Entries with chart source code
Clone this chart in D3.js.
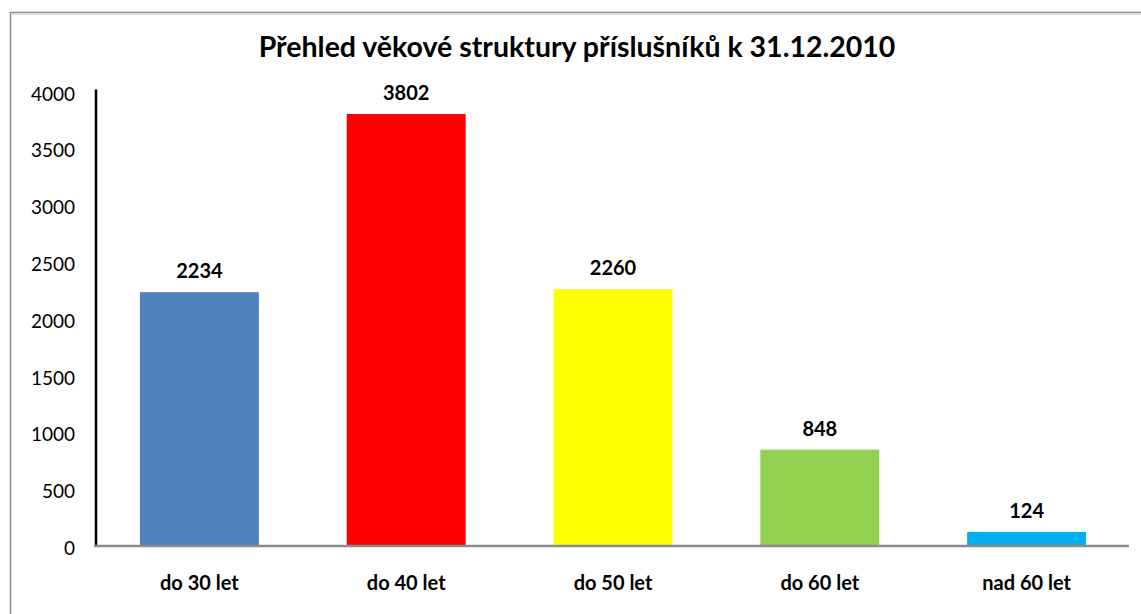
<!DOCTYPE html>
<html><head><meta charset="utf-8">
<script src="https://cdn.jsdelivr.net/npm/d3@7"></script>
<style>body{margin:0;background:#fff}svg{display:block}text{font-family:Lato,"Open Sans",sans-serif}</style>
</head><body>
<script>
const categories = ["do 30 let","do 40 let","do 50 let","do 60 let","nad 60 let"];
const values = [2234,3802,2260,848,124];
const colors = ["#4F81BD","#FF0000","#FFFF00","#92D050","#00B0F0"];
const yTicks = [0,500,1000,1500,2000,2500,3000,3500,4000];
const title = "Přehled věkové struktury příslušníků k 31.12.2010";

const W=1141,H=614;
const svg=d3.select("body").append("svg").attr("width",W).attr("height",H);
svg.append("rect").attr("x",10.5).attr("y",12.5).attr("width",1150).attr("height",620)
  .attr("fill","#fff").attr("stroke","#8c8c8c").attr("stroke-width",1.5);
svg.append("line").attr("x1",11).attr("x2",W).attr("y1",14.5).attr("y2",14.5).attr("stroke","#dcdcdc");

const m={l:96,r:1130,t:91.5,b:546};
const x=d3.scaleBand().domain(categories).range([m.l,m.r]).paddingInner(0.425).paddingOuter(0.2125);
const y=d3.scaleLinear().domain([0,4000]).range([m.b,m.t]);

svg.append("text").attr("x",577).attr("y",57).attr("text-anchor","middle")
  .attr("font-size",28.5).attr("font-weight","bold").attr("fill","#000").text(title);

svg.selectAll("rect.bar").data(values).enter().append("rect").attr("class","bar")
  .attr("x",(d,i)=>x(categories[i])).attr("width",x.bandwidth())
  .attr("y",d=>y(d)).attr("height",d=>y(0)-y(d)).attr("fill",(d,i)=>colors[i]);

svg.selectAll("text.val").data(values).enter().append("text").attr("class","val")
  .attr("x",(d,i)=>x(categories[i])+x.bandwidth()/2).attr("y",d=>y(d)-14)
  .attr("text-anchor","middle").attr("font-size",20).attr("font-weight","bold").text(d=>d);

const ya=svg.append("g").attr("transform",`translate(${m.l},0)`)
  .call(d3.axisLeft(y).tickValues(yTicks).tickSize(0).tickPadding(21).tickFormat(d3.format("d")));
ya.select(".domain").attr("stroke","#000").attr("stroke-width",2.5).attr("d",`M0,${m.t-2}V${m.b}`);
ya.selectAll("text").attr("font-size",19).attr("fill","#000").attr("font-family","Lato,sans-serif").attr("dy","0.45em");

const xa=svg.append("g").attr("transform",`translate(0,${m.b})`)
  .call(d3.axisBottom(x).tickSize(0).tickPadding(30));
xa.select(".domain").attr("stroke","#8c8c8c").attr("stroke-width",2.5).attr("d",`M${m.l-2},0H${m.r-1}`);
xa.selectAll("text").attr("font-size",20).attr("font-weight","bold").attr("fill","#000").attr("font-family","Lato,sans-serif");
</script>
</body></html>
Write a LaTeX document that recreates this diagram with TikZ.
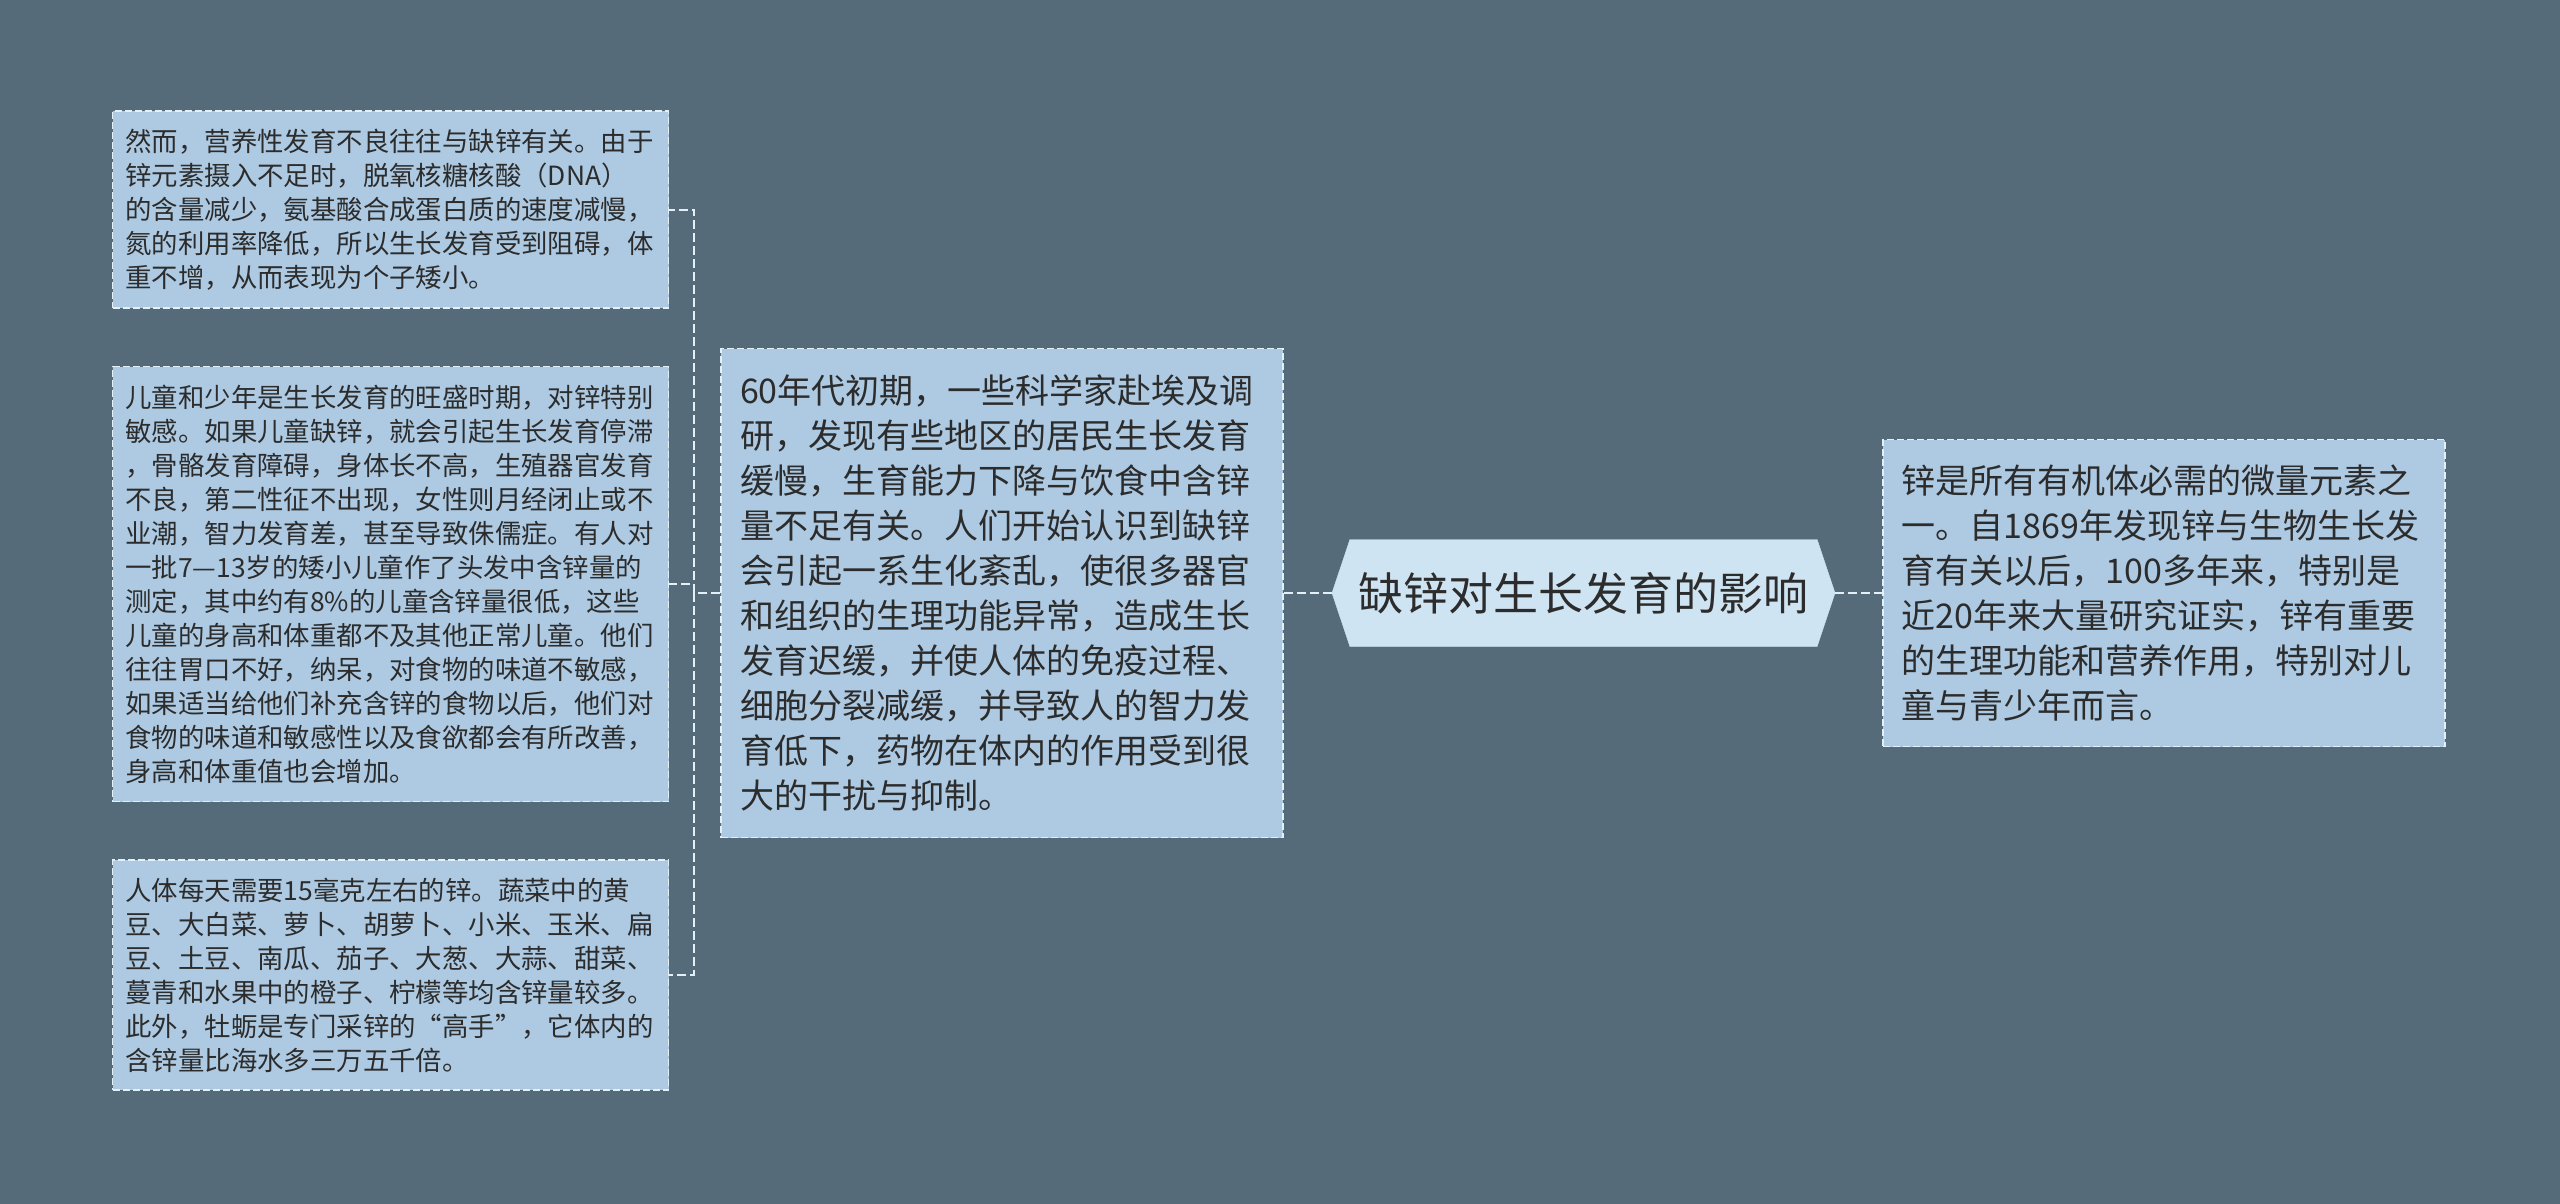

#### [CHALLENGE]
Leave out the pictures and restate everything else word for word.

#### [FINAL RESULT]
Clone this chart in D3.js.
<!DOCTYPE html>
<html><head><meta charset="utf-8">
<script src="https://cdn.jsdelivr.net/npm/d3@7"></script>
<style>body{margin:0;background:#fff}svg{display:block}text{font-family:Lato,"Open Sans",sans-serif}</style>
</head><body>
<script>
const categories = ["do 30 let","do 40 let","do 50 let","do 60 let","nad 60 let"];
const values = [2234,3802,2260,848,124];
const colors = ["#4F81BD","#FF0000","#FFFF00","#92D050","#00B0F0"];
const yTicks = [0,500,1000,1500,2000,2500,3000,3500,4000];
const title = "Přehled věkové struktury příslušníků k 31.12.2010";

const W=1141,H=614;
const svg=d3.select("body").append("svg").attr("width",W).attr("height",H);
svg.append("rect").attr("x",10.5).attr("y",12.5).attr("width",1150).attr("height",620)
  .attr("fill","#fff").attr("stroke","#8c8c8c").attr("stroke-width",1.5);
svg.append("line").attr("x1",11).attr("x2",W).attr("y1",14.5).attr("y2",14.5).attr("stroke","#dcdcdc");

const m={l:96,r:1130,t:91.5,b:546};
const x=d3.scaleBand().domain(categories).range([m.l,m.r]).paddingInner(0.425).paddingOuter(0.2125);
const y=d3.scaleLinear().domain([0,4000]).range([m.b,m.t]);

svg.append("text").attr("x",577).attr("y",57).attr("text-anchor","middle")
  .attr("font-size",28.5).attr("font-weight","bold").attr("fill","#000").text(title);

svg.selectAll("rect.bar").data(values).enter().append("rect").attr("class","bar")
  .attr("x",(d,i)=>x(categories[i])).attr("width",x.bandwidth())
  .attr("y",d=>y(d)).attr("height",d=>y(0)-y(d)).attr("fill",(d,i)=>colors[i]);

svg.selectAll("text.val").data(values).enter().append("text").attr("class","val")
  .attr("x",(d,i)=>x(categories[i])+x.bandwidth()/2).attr("y",d=>y(d)-14)
  .attr("text-anchor","middle").attr("font-size",20).attr("font-weight","bold").text(d=>d);

const ya=svg.append("g").attr("transform",`translate(${m.l},0)`)
  .call(d3.axisLeft(y).tickValues(yTicks).tickSize(0).tickPadding(21).tickFormat(d3.format("d")));
ya.select(".domain").attr("stroke","#000").attr("stroke-width",2.5).attr("d",`M0,${m.t-2}V${m.b}`);
ya.selectAll("text").attr("font-size",19).attr("fill","#000").attr("font-family","Lato,sans-serif").attr("dy","0.45em");

const xa=svg.append("g").attr("transform",`translate(0,${m.b})`)
  .call(d3.axisBottom(x).tickSize(0).tickPadding(30));
xa.select(".domain").attr("stroke","#8c8c8c").attr("stroke-width",2.5).attr("d",`M${m.l-2},0H${m.r-1}`);
xa.selectAll("text").attr("font-size",20).attr("font-weight","bold").attr("fill","#000").attr("font-family","Lato,sans-serif");
</script>
</body></html>
Write a LaTeX document that recreates this diagram with TikZ.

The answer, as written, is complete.